Monday, Jun. 23, 1958

Flames of Violence

Looking at the struggles in Algeria, in Cyprus and in Lebanon, where the flames of violence danced high, headline writers and editorial writers and TV commentators, out of weary habit born of a decade of cold war, tended to reduce all these struggles to a single, naked question: Who's winning, the West or the Russians?

They saw that the Cyprus quarrel was rending the eastern end of the NATO alliance; they worried whether the Algerian and Lebanese rebellions would drive the whole Moslem world into neutralism or worse. But though these problems affected the balance of power between Russia and the U.S., they all predated the cold war, which was not even a dominant issue in the eyes of the people most concerned. In each case, today's rioters and peacemakers were the heirs of a contest of over 2,000 years for the possession of every fought-over foot of the Mediterranean littoral. Items:

Algeria has been a bone of contention between European and Middle Eastern peoples ever since the Romans seized mastery of North Africa from the onetime Phoenician colony of Carthage. Vandals, Byzantines and Arabs have all contributed to the blood that is being shed in Algeria, and though it is frequently described as a straight-out colonial issue, the Algerian rebellion is, in fact, a civil war between Algeria's 9,000,000 Moslems and 1,000,000 Europeans, some of whom are not mere immigrant settlers but descend from families that have lived in North Africa for a century.

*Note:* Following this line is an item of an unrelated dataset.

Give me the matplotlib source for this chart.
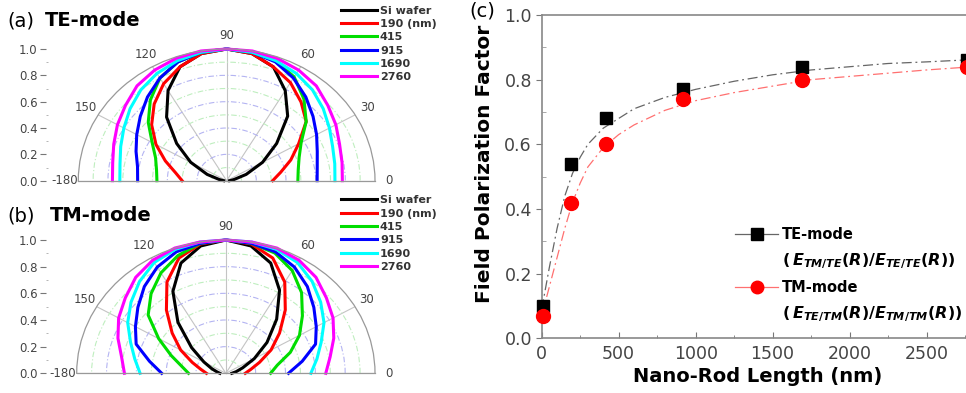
import numpy as np
import matplotlib.pyplot as plt
from matplotlib.lines import Line2D
from matplotlib.ticker import FormatStrFormatter, MultipleLocator

plt.rcParams['font.family'] = ['DejaVu Sans']
plt.rcParams['mathtext.fontset'] = 'custom'
plt.rcParams['mathtext.rm'] = 'DejaVu Sans:bold'
plt.rcParams['mathtext.it'] = 'DejaVu Sans:italic:bold'
plt.rcParams['mathtext.bf'] = 'DejaVu Sans:bold'

# ---- polar panels (a) and (b): normalized field vs angle ----
angles = np.arange(0, 181, 10)          # degrees, 0 = right, 180 = left
theta_ticks = [0, 30, 60, 90, 120, 150, 180]
theta_labels = ['0', '30', '60', '90', '120', '150', '-180']
samples = ['Si wafer', '190 (nm)', '415', '915', '1690', '2760']
colors = ['black', '#ff0000', '#00dd00', '#0000ff', '#00ffff', '#ff00ff']

te_si   = [0.02, 0.05, 0.14, 0.28, 0.44, 0.64, 0.79, 0.92, 0.98, 1.00, 0.98, 0.92, 0.79, 0.63, 0.44, 0.28, 0.14, 0.05, 0.02]
te_190  = [0.31, 0.37, 0.46, 0.56, 0.70, 0.78, 0.86, 0.92, 0.98, 1.00, 0.98, 0.92, 0.85, 0.76, 0.66, 0.55, 0.44, 0.35, 0.30]
te_415  = [0.48, 0.49, 0.52, 0.58, 0.70, 0.81, 0.91, 0.97, 0.99, 1.00, 0.99, 0.96, 0.90, 0.80, 0.69, 0.58, 0.51, 0.48, 0.47]
te_915  = [0.61, 0.62, 0.65, 0.70, 0.76, 0.83, 0.90, 0.96, 0.99, 1.00, 0.99, 0.96, 0.90, 0.83, 0.76, 0.70, 0.65, 0.61, 0.60]
te_1690 = [0.73, 0.74, 0.76, 0.80, 0.85, 0.90, 0.94, 0.97, 0.99, 1.00, 0.99, 0.97, 0.94, 0.90, 0.85, 0.80, 0.76, 0.73, 0.72]
te_2760 = [0.78, 0.79, 0.81, 0.85, 0.89, 0.94, 0.97, 0.99, 1.00, 1.00, 1.00, 0.99, 0.97, 0.94, 0.89, 0.85, 0.81, 0.78, 0.77]

tm_si   = [0.04, 0.07, 0.12, 0.22, 0.36, 0.53, 0.72, 0.88, 0.97, 1.00, 0.97, 0.88, 0.71, 0.50, 0.30, 0.17, 0.10, 0.06, 0.04]
tm_190  = [0.13, 0.17, 0.24, 0.35, 0.47, 0.62, 0.79, 0.92, 0.985, 1.00, 0.985, 0.92, 0.79, 0.62, 0.47, 0.35, 0.24, 0.17, 0.13]
tm_415  = [0.30, 0.35, 0.46, 0.57, 0.67, 0.79, 0.89, 0.96, 0.99, 1.00, 0.99, 0.94, 0.87, 0.78, 0.68, 0.52, 0.39, 0.30, 0.25]
tm_915  = [0.42, 0.52, 0.64, 0.70, 0.77, 0.85, 0.92, 0.97, 0.99, 1.00, 0.99, 0.97, 0.92, 0.85, 0.77, 0.70, 0.64, 0.52, 0.43]
tm_1690 = [0.57, 0.62, 0.68, 0.76, 0.83, 0.90, 0.96, 0.99, 1.00, 1.00, 1.00, 0.99, 0.96, 0.90, 0.83, 0.76, 0.68, 0.62, 0.575]
tm_2760 = [0.67, 0.71, 0.77, 0.83, 0.88, 0.94, 0.98, 1.00, 1.00, 1.00, 1.00, 1.00, 0.98, 0.94, 0.88, 0.83, 0.77, 0.71, 0.68]

te_curves = [te_si, te_190, te_415, te_915, te_1690, te_2760]
tm_curves = [tm_si, tm_190, tm_415, tm_915, tm_1690, tm_2760]

# ---- panel (c): field polarization factor ----
rod_len = [10, 190, 415, 915, 1690, 2760]
te_factor = [0.10, 0.54, 0.68, 0.77, 0.84, 0.86]
tm_factor = [0.07, 0.42, 0.60, 0.74, 0.80, 0.84]
fit_x  = [0, 50, 100, 150, 200, 250, 300, 400, 500, 600, 800, 1000, 1250, 1500, 1750, 2000, 2250, 2500, 2800]
te_fit = [0.09, 0.22, 0.34, 0.44, 0.51, 0.56, 0.60, 0.65, 0.68, 0.71, 0.745, 0.77, 0.795, 0.815, 0.83, 0.84, 0.85, 0.855, 0.862]
tm_fit = [0.07, 0.16, 0.25, 0.34, 0.42, 0.48, 0.53, 0.59, 0.63, 0.66, 0.705, 0.735, 0.76, 0.78, 0.80, 0.81, 0.82, 0.83, 0.84]

W, H = 966, 393
fig = plt.figure(figsize=(W / 100, H / 100), dpi=100)


def polar_panel(left, right, base, top, curves, leg_top, title, title_x, title_y):
    rx = right - left
    ry = base - top
    # half wedge sits in the middle half of the box height
    ax = fig.add_axes([left / W, (H - base - ry / 2) / H, rx / W, 2 * ry / H],
                      projection='polar')
    ax.set_thetamin(0)
    ax.set_thetamax(180)
    ax.set_aspect('auto')
    ax.set_ylim(0, 1)
    ax.patch.set_visible(False)
    lines = []
    for r, c in zip(curves, colors):
        ln, = ax.plot(np.deg2rad(angles), r, color=c, lw=2.2, clip_on=False)
        lines.append(ln)
    ax.set_thetagrids(theta_ticks, labels=theta_labels)
    ax.tick_params(axis='x', length=0, pad=3, labelsize=8.5, labelcolor='#444')
    ax.set_yticks([0.2, 0.4, 0.6, 0.8])
    ax.set_yticks([0.1, 0.3, 0.5, 0.7, 0.9], minor=True)
    ax.set_yticklabels([])
    ax.tick_params(axis='y', which='both', length=0)
    ax.xaxis.grid(True, color='#c4c4c4', ls='-', lw=0.8)
    ax.yaxis.grid(True, which='major', color='#b4b4f2', ls=(0, (5, 2, 1, 2)), lw=0.8)
    ax.yaxis.grid(True, which='minor', color='#bfeebf', ls=(0, (5, 2, 1, 2)), lw=0.8)
    for s in ax.spines.values():
        s.set_color('#999999')
        s.set_linewidth(0.9)

    # radial scale drawn on the left
    rax = fig.add_axes([46 / W, (H - base) / H, 0.0005, ry / H])
    rax.set_ylim(0, 1)
    rax.yaxis.set_major_locator(MultipleLocator(0.2))
    rax.yaxis.set_minor_locator(MultipleLocator(0.1))
    rax.yaxis.set_major_formatter(FormatStrFormatter('%.1f'))
    rax.set_xticks([])
    for s in rax.spines.values():
        s.set_visible(False)
    rax.patch.set_visible(False)
    rax.tick_params(axis='y', which='major', direction='out', length=4, pad=2,
                    labelsize=8.5, color='#777777', labelcolor='#444')
    rax.tick_params(axis='y', which='minor', direction='in', length=1.5, color='#aaaaaa')

    leg = fig.legend(lines, samples, loc='upper left',
                     bbox_to_anchor=(341 / W, 1 - leg_top / H),
                     frameon=False, prop={'weight': 'bold', 'size': 8},
                     handlelength=3.25, handletextpad=0.25, labelspacing=0.3,
                     borderpad=0, borderaxespad=0)
    for t in leg.get_texts():
        t.set_color('#333333')

    fig.text(7 / W, 1 - title_y / H, title[0], fontsize=14, va='center', ha='left')
    fig.text(title_x / W, 1 - title_y / H, title[1], fontsize=14, fontweight='bold',
             va='center', ha='left')


polar_panel(78.3, 375, 180.7, 49, te_curves, 5.5, ('(a)', 'TE-mode'), 45, 21)
polar_panel(76.7, 375, 373.3, 240, tm_curves, 195.2, ('(b)', 'TM-mode'), 50, 215.5)

# ---- panel (c) ----
ax = fig.add_axes([541.7 / W, 54.7 / H, 431 / W, 323.3 / H])
ax.plot(fit_x, te_fit, color='#666666', lw=0.9, ls=(0, (8, 3, 1.5, 3)))
ax.plot(fit_x, tm_fit, color='#ff7070', lw=0.9, ls=(0, (8, 3, 1.5, 3)))
ax.plot(rod_len, te_factor, ls='none', marker='s', ms=9, color='black', clip_on=False, zorder=3)
ax.plot(rod_len, tm_factor, ls='none', marker='o', ms=10, color='#ff0000', clip_on=False, zorder=3)
ax.set_xlim(0, 2800)
ax.set_ylim(0, 1.0)
ax.xaxis.set_major_locator(MultipleLocator(500))
ax.xaxis.set_minor_locator(MultipleLocator(250))
ax.yaxis.set_major_locator(MultipleLocator(0.2))
ax.yaxis.set_minor_locator(MultipleLocator(0.1))
ax.yaxis.set_major_formatter(FormatStrFormatter('%.1f'))
ax.tick_params(axis='x', which='major', direction='in', length=4, pad=5,
               labelsize=12.5, color='#777777', labelcolor='#444')
ax.tick_params(axis='x', which='minor', direction='in', length=2.5, color='#777777')
ax.tick_params(axis='y', which='major', direction='out', length=4, pad=3,
               labelsize=12.5, color='#777777', labelcolor='#444')
ax.tick_params(axis='y', which='minor', direction='in', length=3, color='#999999')
for s in ax.spines.values():
    s.set_color('#888888')
    s.set_linewidth(1.2)
ax.set_xlabel('Nano-Rod Length (nm)', fontsize=14, fontweight='bold', labelpad=3)
ax.set_ylabel('Field Polarization Factor', fontsize=14.5, fontweight='bold')
ax.yaxis.set_label_coords((494 - 541.7) / 431, (338.3 - 164) / 323.3)
fig.text(482 / W, 1 - 11 / H, '(c)', fontsize=14, ha='center', va='center')

blank = Line2D([], [], ls='none')
handles = [
    Line2D([], [], color='#666666', lw=0.9, marker='s', ms=8, mfc='black', mec='black'),
    blank,
    Line2D([], [], color='#ff7070', lw=0.9, marker='o', ms=9, mfc='#ff0000', mec='#ff0000'),
    blank,
]
labels = ['TE-mode', r'$(\,E_{TM/TE}(R)/E_{TE/TE}(R))$',
          'TM-mode', r'$(\,E_{TE/TM}(R)/E_{TM/TM}(R))$']
leg = ax.legend(handles, labels, loc='upper left',
                bbox_to_anchor=(735 / W, 1 - 227 / H), bbox_transform=fig.transFigure,
                frameon=False, prop={'weight': 'bold', 'size': 10.5},
                handlelength=2.95, handletextpad=0.27, labelspacing=0.62,
                borderpad=0, borderaxespad=0)
for i in (1, 3):
    leg.get_texts()[i].set_fontsize(11.5)

fig.savefig('out.png', dpi=100)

Cyprus has been ruled in turn by Rome, Byzantium, Richard the Lion-Hearted, the French Lusignans, Venice, Ottoman Turkey and Britain. Though they have lived side by side since 1571, the island's Greek majority and Turkish minority have never blended, and when the Greek Cypriots in 1955 took the fateful decision to impose union with Greece by violence, it was perhaps inevitable that the Turkish Cypriots in turn would defend their position by the same means.

Lebanon, inhabited by members of ten Christian sects and three kinds of Moslems, is a living museum recalling virtually all the peoples that have ever dominated the Near East. When they won independence from France in 1946, the polyglot, polyracial Lebanese established a prosperous state whose stability depended on meticulous division of political offices among the major religious groups.

What was happening in Lebanon last week, as in Algeria and Cyprus, was a reflection of the fact that fragile, painfully constructed accommodations between peoples of violently differing faiths and ethnic backgrounds had come to the verge of breakdown. In its own selfish interests,

Western diplomacy had to do its best to restore these old accommodations or to find acceptable new ones, while men on all sides cried, "Either you are for me or against me." For those who would like to reduce politics to tidy simplicities, it might be tempting to equate Lebanon's Christians with the West and its Moslems with Nasser and to conclude that the West must throw its weight on the side of Christian dominance. But forcing nations to choose between two stark alternatives--whether the West v. Russia or

Christian v. Moslem--raises the unpleasant possibility that, in the end, the choice will go the wrong way. Aggravating differences and widening breaches these days rarely helps the West.